In her book, Wallenberg: Missing Hero, Hungarian-born journalist Kati Marton notes that this apprenticeship turned out to be an education of a different sort. Once-prosperous middle-class Jews from German cities were pouring into Palestine, “reduced to ragged beggars by the Nuremberg laws.”
Raoul met many Jewish refugees at the kosher boardinghouse where he was staying and through his Dutch mentor. He heard their stories of being stripped of all rights by the German Reich and transformed into nonpersons. Marton believes “the impression this humbled segment of humanity made on him was to be permanent.”
In the spring of 1937, Gustav Wallenberg died suddenly. Raoul lost not only his surrogate father but also the mentor who had shaped his fledgling career. With his grandfather’s death, Kati Marton writes, “in a society that still required sponsors, Raoul Wallenberg, groomed for success, had none.” For the next four years, Wallenberg floundered. His American degree did not qualify him to work as an architect in Sweden. He started two businesses, but neither was successful.

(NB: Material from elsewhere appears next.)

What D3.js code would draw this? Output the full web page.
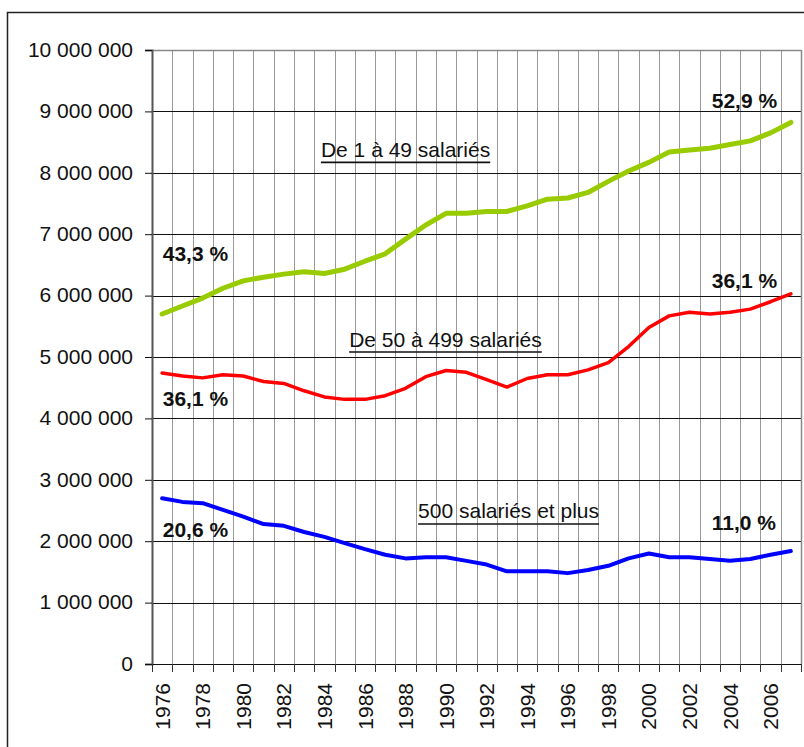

He remained profoundly concerned about the Jews in Nazi Germany, maintaining contact with refugees who had escaped to Sweden and anonymously providing a food subsidy for one needy family.
In 1941, Jacob Wallenberg, Raoul’s uncle and godfather, set him up in Stockholm with Kalman Lauer, a Hungarian who ran an export-import firm trading between Stockholm and Central Europe. As a Jew, Lauer was finding it increasingly difficult to travel to Hungary, the main market for his specialty foods. Raoul Wallenberg took over the firm’s foreign division. His amazing ability to learn languages made him invaluable to Lauer, and he began traveling frequently to Budapest, a city he quickly grew to love.